February 3, 2010

The Evolution of Fret Nice

Filed under: Features — Tags: , , , , , — Jamie Love @ 2:24 pm

Fret Nice
Pieces Interactive’s Fret Nice arrives on the PlayStation Network tomorrow, with an XBLA date still to be announced. The guitar controlled platformer has had a long road toward a console release, during which time the game’s unique visual aesthetic has evolved quite a bit.

Remembering the game’s first appearance in 2007, I was hoping to find out more about how exactly this evolution took shape during the development process, and to my infinite delight Fret Nice’s Creator/Designer Mårten Brüggemann offered an extremely insightful and detailed response that follows the game from its origins through to the final release available tomorrow.

Catch it all in Mårten’s own words, after the break.
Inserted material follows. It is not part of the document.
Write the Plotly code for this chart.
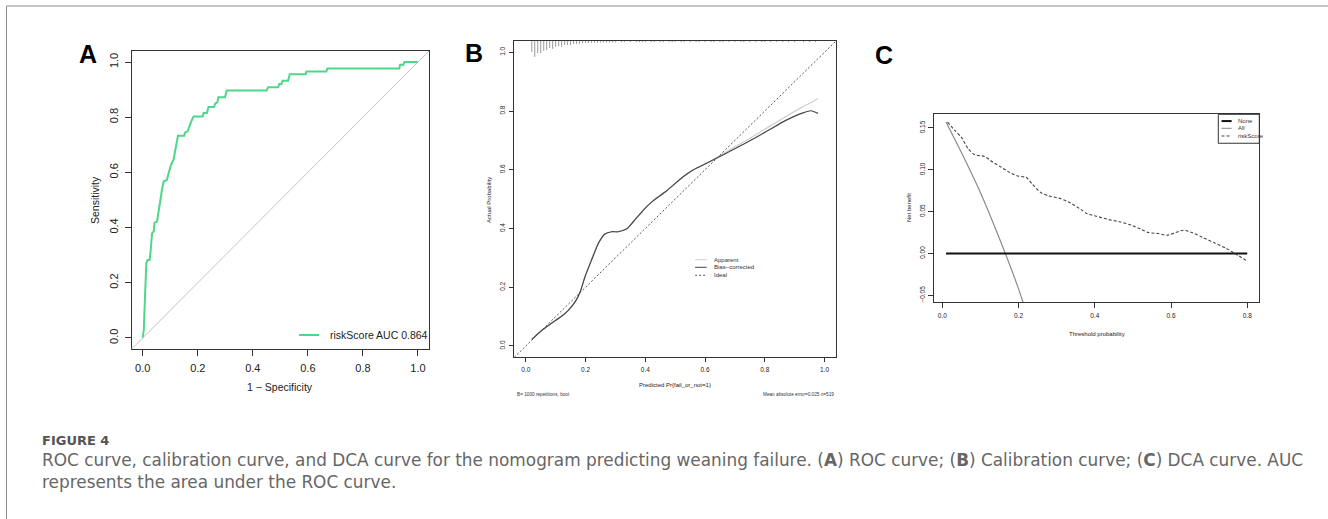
import plotly.graph_objects as go

W, H = 1328, 519

# ---------------- Panel A: ROC ----------------
roc_fpr = [0.000, 0.004, 0.006, 0.010, 0.013, 0.018, 0.025, 0.028, 0.034, 0.040,
           0.043, 0.052, 0.058, 0.064, 0.070, 0.076, 0.088, 0.094, 0.103, 0.112,
           0.118, 0.124, 0.128, 0.151, 0.154, 0.163, 0.166, 0.172, 0.179, 0.185,
           0.218, 0.221, 0.233, 0.239, 0.259, 0.263, 0.271, 0.275, 0.299, 0.305,
           0.450, 0.456, 0.492, 0.496, 0.504, 0.508, 0.528, 0.534, 0.592, 0.595,
           0.667, 0.671, 0.932, 0.935, 0.947, 0.951, 1.000]
roc_tpr = [0.000, 0.029, 0.089, 0.222, 0.271, 0.283, 0.283, 0.307, 0.380, 0.386,
           0.418, 0.422, 0.464, 0.501, 0.537, 0.567, 0.573, 0.597, 0.628, 0.646,
           0.676, 0.700, 0.733, 0.733, 0.745, 0.748, 0.759, 0.773, 0.791, 0.803,
           0.803, 0.815, 0.815, 0.837, 0.837, 0.849, 0.854, 0.872, 0.872, 0.897,
           0.897, 0.909, 0.909, 0.920, 0.920, 0.932, 0.932, 0.956, 0.956, 0.966,
           0.966, 0.977, 0.977, 0.990, 0.990, 1.000, 1.000]
roc_label = "riskScore AUC 0.864"
unit_ticks = [0.0, 0.2, 0.4, 0.6, 0.8, 1.0]
unit_tick_text = ["0.0", "0.2", "0.4", "0.6", "0.8", "1.0"]

# ---------------- Panel B: calibration ----------------
cal_x = [0.020, 0.053, 0.087, 0.120, 0.143, 0.165, 0.182, 0.198, 0.220, 0.243,
         0.265, 0.287, 0.310, 0.337, 0.360, 0.393, 0.426, 0.471, 0.527, 0.560,
         0.605, 0.671, 0.738, 0.805, 0.872, 0.928, 0.955, 0.978]
bias_corrected_y = [0.022, 0.053, 0.078, 0.101, 0.122, 0.150, 0.184, 0.235, 0.292, 0.349,
                    0.381, 0.389, 0.389, 0.398, 0.423, 0.462, 0.494, 0.528, 0.576, 0.599,
                    0.622, 0.656, 0.692, 0.730, 0.769, 0.794, 0.801, 0.792]
apparent_y = [0.022, 0.053, 0.078, 0.101, 0.122, 0.150, 0.184, 0.237, 0.296, 0.352,
              0.382, 0.389, 0.390, 0.399, 0.424, 0.463, 0.495, 0.529, 0.577, 0.600,
              0.622, 0.661, 0.700, 0.741, 0.782, 0.815, 0.829, 0.843]
rug_x = [0.02, 0.03, 0.04, 0.05, 0.06, 0.07, 0.08, 0.09, 0.10, 0.11,
         0.12, 0.13, 0.14, 0.15, 0.16, 0.17, 0.18, 0.19, 0.20, 0.21,
         0.22, 0.23, 0.24, 0.25, 0.26, 0.27, 0.28, 0.29, 0.30, 0.32,
         0.33, 0.35, 0.37, 0.38, 0.39, 0.40, 0.42, 0.43, 0.45, 0.46,
         0.48, 0.49, 0.50, 0.52, 0.53, 0.55, 0.57, 0.58, 0.60, 0.62,
         0.63, 0.65, 0.66, 0.68, 0.70, 0.72, 0.73, 0.75, 0.77, 0.79,
         0.80, 0.82, 0.84, 0.86, 0.88, 0.90, 0.93, 0.95, 0.97]
rug_h = [0.037, 0.054, 0.041, 0.041, 0.034, 0.031, 0.024, 0.027, 0.020, 0.017,
         0.020, 0.014, 0.014, 0.014, 0.010, 0.010, 0.010, 0.007, 0.007, 0.007,
         0.006, 0.006, 0.006, 0.005, 0.005, 0.005, 0.005, 0.005, 0.005, 0.004,
         0.004, 0.004, 0.004, 0.004, 0.004, 0.004, 0.004, 0.004, 0.004, 0.004,
         0.004, 0.004, 0.004, 0.004, 0.004, 0.004, 0.004, 0.004, 0.004, 0.004,
         0.004, 0.004, 0.004, 0.004, 0.004, 0.004, 0.004, 0.004, 0.004, 0.004,
         0.004, 0.004, 0.004, 0.004, 0.004, 0.004, 0.004, 0.004, 0.004]

# ---------------- Panel C: DCA ----------------
none_x = [0.01, 0.80]
none_y = [0.0, 0.0]
all_x = [0.01, 0.05, 0.10, 0.15, 0.20, 0.25]
all_y = [0.157, 0.121, 0.073, 0.018, -0.042, -0.112]
risk_x = [0.014, 0.033, 0.050, 0.068, 0.085, 0.111, 0.133, 0.155, 0.176, 0.198,
          0.220, 0.237, 0.259, 0.280, 0.311, 0.337, 0.363, 0.380, 0.406, 0.437,
          0.467, 0.497, 0.523, 0.541, 0.567, 0.589, 0.610, 0.632, 0.658, 0.684,
          0.714, 0.745, 0.775, 0.800]
risk_y = [0.157, 0.147, 0.139, 0.125, 0.118, 0.116, 0.109, 0.103, 0.097, 0.0925,
          0.091, 0.0825, 0.0726, 0.0687, 0.0655, 0.0603, 0.0528, 0.0476, 0.0444, 0.0405,
          0.0377, 0.0337, 0.0286, 0.025, 0.0238, 0.0218, 0.0246, 0.0278, 0.0246, 0.019,
          0.0127, 0.006, -0.002, -0.0091]
dca_x_ticks = [0.0, 0.2, 0.4, 0.6, 0.8]
dca_x_text = ["0.0", "0.2", "0.4", "0.6", "0.8"]
dca_y_ticks = [-0.05, 0.0, 0.05, 0.10, 0.15]
dca_y_text = ["\u22120.05", "0.00", "0.05", "0.10", "0.15"]

caption_head = "FIGURE 4"
caption_1 = ("ROC curve, calibration curve, and DCA curve for the nomogram predicting weaning failure. "
             "(<b>A</b>) ROC curve; (<b>B</b>) Calibration curve; (<b>C</b>) DCA curve. AUC")
caption_2 = "represents the area under the ROC curve."

FONT = "Liberation Sans, Arial, sans-serif"
CAP_FONT = "DejaVu Sans"

def px_x(p):
    return p / W

def px_y(p):
    return 1 - p / H

fig = go.Figure()

# --- A traces
fig.add_trace(go.Scatter(x=roc_fpr, y=roc_tpr, mode="lines", xaxis="x", yaxis="y",
                         line=dict(color="#4ED68A", width=2), showlegend=False, hoverinfo="skip"))

# --- B traces
rx, ry = [], []
for xv, hv in zip(rug_x, rug_h):
    rx += [xv, xv, None]
    ry += [1.0385, 1.0385 - hv, None]
fig.add_trace(go.Scatter(x=rx, y=ry, mode="lines", xaxis="x2", yaxis="y2",
                         line=dict(color="#9a9a9a", width=1), showlegend=False, hoverinfo="skip"))
fig.add_trace(go.Scatter(x=cal_x, y=apparent_y, mode="lines", xaxis="x2", yaxis="y2",
                         line=dict(color="#cfcfcf", width=1.2, shape="spline", smoothing=0.6),
                         showlegend=False, hoverinfo="skip"))
fig.add_trace(go.Scatter(x=cal_x, y=bias_corrected_y, mode="lines", xaxis="x2", yaxis="y2",
                         line=dict(color="#454545", width=1.2, shape="spline", smoothing=0.6),
                         showlegend=False, hoverinfo="skip"))

# --- C traces
fig.add_trace(go.Scatter(x=all_x, y=all_y, mode="lines", xaxis="x3", yaxis="y3",
                         line=dict(color="#8a8a8a", width=1.2, shape="spline", smoothing=0.4),
                         showlegend=False, hoverinfo="skip"))
fig.add_trace(go.Scatter(x=none_x, y=none_y, mode="lines", xaxis="x3", yaxis="y3",
                         line=dict(color="#111111", width=2), showlegend=False, hoverinfo="skip"))
fig.add_trace(go.Scatter(x=risk_x, y=risk_y, mode="lines", xaxis="x3", yaxis="y3",
                         line=dict(color="#444444", width=1.1, dash="3px,2px", shape="spline", smoothing=0.6),
                         showlegend=False, hoverinfo="skip"))

# domains (from pixel boxes)
dA_x = [px_x(131.7), px_x(429)]
dA_y = [px_y(349), px_y(51)]
dB_x = [px_x(514.3), px_x(836)]
dB_y = [px_y(357.3), px_y(41)]
dC_x = [px_x(934), px_x(1259.3)]
dC_y = [px_y(302.3), px_y(114.3)]

def axis(domain, rng, tickvals, ticktext, size, ticklen, anchor, is_y=False, standoff=2):
    d = dict(domain=domain, range=rng, tickvals=tickvals, ticktext=ticktext,
             ticks="outside", ticklen=ticklen, tickcolor="#333", tickwidth=1,
             showline=True, mirror=True, linecolor="#333", linewidth=1,
             showgrid=False, zeroline=False, anchor=anchor,
             tickfont=dict(family=FONT, size=size, color="#222"),
             ticklabelstandoff=standoff, fixedrange=True)
    if is_y:
        d["tickangle"] = -90
    return d

layout = dict(
    width=W, height=H, margin=dict(l=0, r=0, t=0, b=0),
    paper_bgcolor="white", plot_bgcolor="white",
    xaxis=axis(dA_x, [-0.04, 1.04], unit_ticks, unit_tick_text, 11, 6, "y", standoff=3),
    yaxis=axis(dA_y, [-0.04, 1.04], unit_ticks, unit_tick_text, 11, 6, "x", True, standoff=2),
    xaxis2=axis(dB_x, [-0.0385, 1.0385], unit_ticks, unit_tick_text, 6.5, 4, "y2", standoff=2),
    yaxis2=axis(dB_y, [-0.0385, 1.0385], unit_ticks, unit_tick_text, 6.5, 4, "x2", True, standoff=2),
    xaxis3=axis(dC_x, [-0.0216, 0.8316], dca_x_ticks, dca_x_text, 6.5, 5, "y3", standoff=2),
    yaxis3=axis(dC_y, [-0.0583, 0.1663], dca_y_ticks, dca_y_text, 6.5, 5, "x3", True, standoff=0),
)
fig.update_layout(**layout)

shapes = []
ann = []

# A: diagonal reference, legend key
shapes.append(dict(type="line", xref="x domain", yref="y domain", x0=0, y0=0, x1=1, y1=1,
                   line=dict(color="#c4c4c4", width=1)))
shapes.append(dict(type="line", xref="x domain", yref="y domain", x0=0.563, x1=0.630, y0=0.047, y1=0.047,
                   line=dict(color="#4ED68A", width=2)))
ann.append(dict(text=roc_label, xref="x domain", yref="y domain", x=0.660, y=0.047,
                xanchor="left", yanchor="middle", showarrow=False,
                font=dict(family=FONT, size=10.5, color="#222")))

# B: ideal line, legend
shapes.append(dict(type="line", xref="x2 domain", yref="y2 domain", x0=0, y0=0, x1=1, y1=1,
                   line=dict(color="#555", width=1, dash="2px,2px")))
b_leg = [("Apparent", "#cfcfcf", "solid", 0.3086),
         ("Bias\u2212corrected", "#454545", "solid", 0.2845),
         ("Ideal", "#555555", "2px,2px", 0.2593)]
for name, col, dash, yy in b_leg:
    shapes.append(dict(type="line", xref="x2 domain", yref="y2 domain", x0=0.562, x1=0.598, y0=yy, y1=yy,
                       line=dict(color=col, width=1, dash=dash)))
    ann.append(dict(text=name, xref="x2 domain", yref="y2 domain", x=0.614, y=yy,
                    xanchor="left", yanchor="middle", showarrow=False,
                    font=dict(family=FONT, size=6, color="#333")))

# C: legend box
shapes.append(dict(type="rect", xref="x3 domain", yref="y3 domain", x0=0.874, x1=1.0, y0=0.846, y1=1.0,
                   line=dict(color="#333", width=1), fillcolor="rgba(0,0,0,0)"))
c_leg = [("None", "#111111", "solid", 2, 0.964),
         ("All", "#8a8a8a", "solid", 1, 0.9255),
         ("riskScore", "#444444", "3px,2px", 1, 0.8846)]
for name, col, dash, wd, yy in c_leg:
    shapes.append(dict(type="line", xref="x3 domain", yref="y3 domain", x0=0.884, x1=0.915, y0=yy, y1=yy,
                       line=dict(color=col, width=wd, dash=dash)))
    ann.append(dict(text=name, xref="x3 domain", yref="y3 domain", x=0.927, y=yy,
                    xanchor="left", yanchor="middle", showarrow=False,
                    font=dict(family=FONT, size=6, color="#333")))

# axis titles
def title(text, x, y, size, angle=0):
    ann.append(dict(text=text, xref="paper", yref="paper", x=px_x(x), y=px_y(y),
                    xanchor="center", yanchor="middle", showarrow=False, textangle=angle,
                    font=dict(family=FONT, size=size, color="#222")))

title("1 \u2212 Specificity", 280, 387, 10.5)
title("Sensitivity", 95, 200, 10.5, -90)
title("Predicted Pr{fail_or_not=1}", 675, 385, 6)
title("Actual Probability", 489, 200, 6, -90)
title("Threshold probability", 1097, 334.3, 6)
title("Net benefit", 909, 208, 6, -90)

ann.append(dict(text="B= 1000 repetitions, boot", xref="paper", yref="paper", x=px_x(515), y=px_y(394),
                xanchor="left", yanchor="middle", showarrow=False,
                font=dict(family=FONT, size=4.7, color="#333")))
ann.append(dict(text="Mean absolute error=0.025 n=519", xref="paper", yref="paper", x=px_x(836), y=px_y(394),
                xanchor="right", yanchor="middle", showarrow=False,
                font=dict(family=FONT, size=4.7, color="#333")))

# panel letters
for letter, x, y in [("A", 88, 54), ("B", 474, 53), ("C", 884, 55)]:
    ann.append(dict(text="<b>%s</b>" % letter, xref="paper", yref="paper", x=px_x(x), y=px_y(y),
                    xanchor="center", yanchor="middle", showarrow=False,
                    font=dict(family=FONT, size=25, color="#000")))

# caption
ann.append(dict(text=caption_head, xref="paper", yref="paper", x=px_x(40), y=px_y(440),
                xanchor="left", yanchor="middle", showarrow=False,
                font=dict(family=CAP_FONT, size=13, color="#555", weight="bold")))
ann.append(dict(text=caption_1, xref="paper", yref="paper", x=px_x(40), y=px_y(460),
                xanchor="left", yanchor="middle", showarrow=False,
                font=dict(family=CAP_FONT, size=16.9, color="#666")))
ann.append(dict(text=caption_2, xref="paper", yref="paper", x=px_x(40), y=px_y(482),
                xanchor="left", yanchor="middle", showarrow=False,
                font=dict(family=CAP_FONT, size=16.9, color="#666")))

# card border (top and left)
shapes.append(dict(type="line", xref="paper", yref="paper", x0=px_x(6.5), x1=1, y0=px_y(6), y1=px_y(6),
                   line=dict(color="#8c8c8c", width=1)))
shapes.append(dict(type="line", xref="paper", yref="paper", x0=px_x(6.5), x1=px_x(6.5), y0=px_y(6), y1=0,
                   line=dict(color="#8c8c8c", width=1)))

fig.update_layout(shapes=shapes, annotations=ann)
fig.write_html("out.html", config={"displayModeBar": False},
               post_script="document.body.style.margin='0px';document.body.style.overflow='hidden';")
Fret Nice Creator/Designer Mårten Brüggemann –

Fret Nice
Brüggemann’s First Prototype Version of Fret Nice
Fret Nice
Fret Nice

“The game actually started as a degree thesis project, and as that aimed at looking into the concept of adding an unorthodox game controller into an ordinary game genre, such as the 2D platformer to see what benefits could be drawn from the new way of controlling the game. Although the game has since evolved to being not so much about the academic side of things, the guitar controller and what it can be used for in its new context has always been the essence of Fret Nice’s design.

“One important point while designing the game around the guitar controller was to never lose the feeling of actually using a guitar for controlling the game and that it, in this case, would be the ideal choice of controller. We in fact wanted the game to be played like a rock song, and from that the attack system of the game, The Riff Combos, are derived. The Riff Combos focus on a part of music playing that is usually non-existent in existing music games.

“The games that are normally played with the guitar controller or dance mat games have their focus on rhythm based interaction. In Fret Nice we wanted to add the improvisation part of music, and the Riff Combos combined are a perfect way to explore this. Fret not, no need for any musical experience as the magic Riff Combos will always play in tonality with the background tracks.

“From the first prototype version of the game, completed in 2007 and awarded with a grand prize at the Swedish Game Awards, the game has evolved quite a bit.

“Both game design and art direction has been given an overhaul to better suit the medium it now is released for.

“Gameplay-wise we learned a lot from the first Fret Nice. This version of the game was heavily based around the first generation of guitar controllers. This meant that a lot of the action in the game was slowed down to accommodate the clunky mechanics of those controllers. The final console version of Fret Nice has been sped up a lot to feel more like players are used to with the platformer genre.

“With the console version of Fret Nice a goal was to make the game playable with a normal gamepad as well, to include players that don’t own guitar controllers, or just to make it easier for players to gather enough controllers to play cooperatively with a friend. When playing the game with a gamepad the player also expects the controls of a platformer to behave a specific way, and this also led to some tweaks in how the game was played with a guitar.

“Both controller types have their advantages over the other, the guitar being tailored for the music-based Riff Combos and the conventional gamepad stemming from the conventions of the platformer, but none of them should totally outdo the other.

Fret Nice
Screen from a 3D Prototype Stage
Fret Nice
Screen from a Prototype toward Fret Nice as it appears today

“The graphical side of Fret Nice is perhaps what has changed the most.

“The first version of Fret Nice was created in a semi-retro pixeled style. This style was actually a result of the restrictions of the developing environment that was chosen for this version.

“When we started thinking about making something more of the game than just the 3 level demo, we felt both the style and the developing environment was holding us back.

“Thus we started looking into ways to bring the game into 3D, both to make it feel more next-gen, but also because we deemed it would be impossible to keep the style out of efficiency reasons.

“The first new iteration of the graphical style of Fret Nice we did was more or less a direct conversion of the 2D world into 3D.

“Out of an efficiency perspective this would have been hard to realize to its full content (and also I think our graphical artists were growing a bit tired of the old world).

“So the next concepting step was to make a much simpler style. This would be the start of the new look for Fret Nice.

“We felt this style was a step up from the older versions, and we felt it was a bit more unique as well. We started building upon this style, exploring other settings and more defined guidelines for how this new world would work. And eventually we did a small prototype in this style.

“At this point Pieces were in discussions with Tecmo and it was from this newer prototype version we started out working with the final version of Fret Nice.”

Fret Nice
Unused Poster for 3D Prototype (click to enlarge)
Fret Nice
Poster for final prototype w/ old logo (click to enlarge)

*I’d like to extend a huge thanks to Mårten Brüggemann for taking the time to talk more about the game’s development, and Tecmo’s Aileen Viray for making it happen.


  1. Too bad all my music-like instruments are for Wii since it would have been nice to get this on thursday…

    Comment by EdEN — February 3, 2010 @ 4:58 pm

  2. Awesome to get this kind of insight into a design process. All studios should be more open about these things.